First principles total energy calculations of the surface atomic structure of yttrium disilicide on Si(1 1 1)

We perform first principles total energy calculations to investigate the adsorption of yttrium silicide on Si. Our studies apply the density functional theory, and use the exchange and correlation potential energies according to the generalized gradient approximation within the Perdew, Burke, Ernzerhof parametrization. We study the formation of a two-dimensional (2D) structure of YSi2 and the arrangement of a few layers of YSi1.7 on Si(1 1 1). One monolayer of YSi2 on Si(1 1 1) assembles in a 2D phase with (1 × 1) periodicity, which is composed of a layer of yttrium atoms on T4 sites and a silicon bilayer on top.
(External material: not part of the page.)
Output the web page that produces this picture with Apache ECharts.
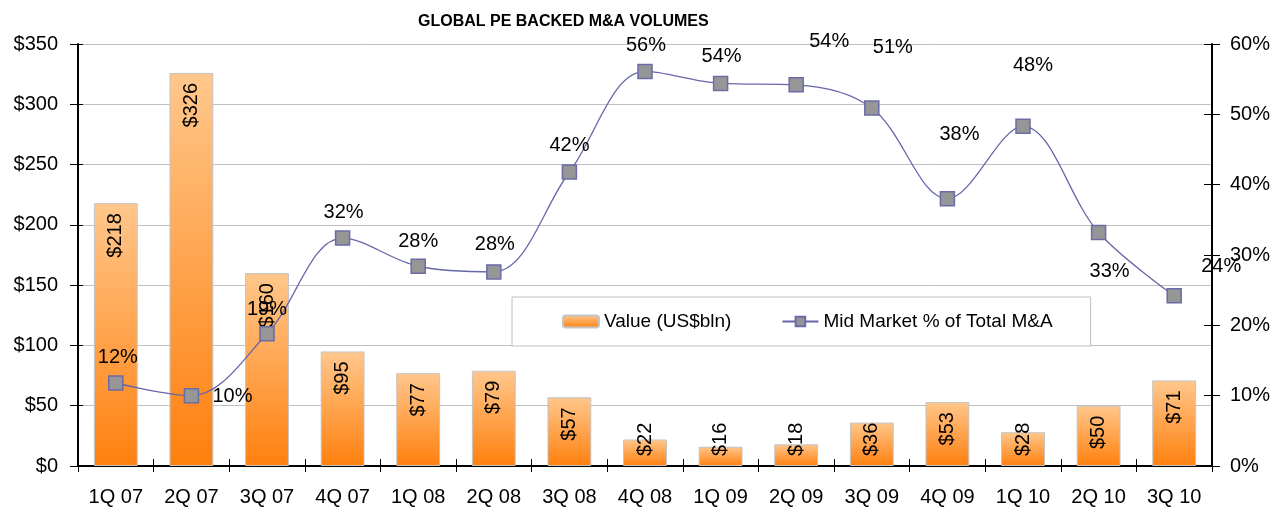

Similar to the structure of rare earth and ScSi2 structures on Si(1 1 1), this bilayer of Si atoms resembles the ideal Si(1 1 1)–(1 × 1) surface, but rotated 180° with respect to the rest of the crystal. Additional layers of yttrium silicide on Si(1 1 1) build a hexagonal geometry similar to bulk YSi2: graphite-like Si planes (with vacancies) intercalated with Y planes, and yielding a ( 3 × 3 ) periodicity with a YSi1.7 stoichiometry. As in the formation of a single layer of YSi2, the surface is terminated by a Si bilayer similar to those of bulk Si along the (1 1 1) direction, but rotated 180°.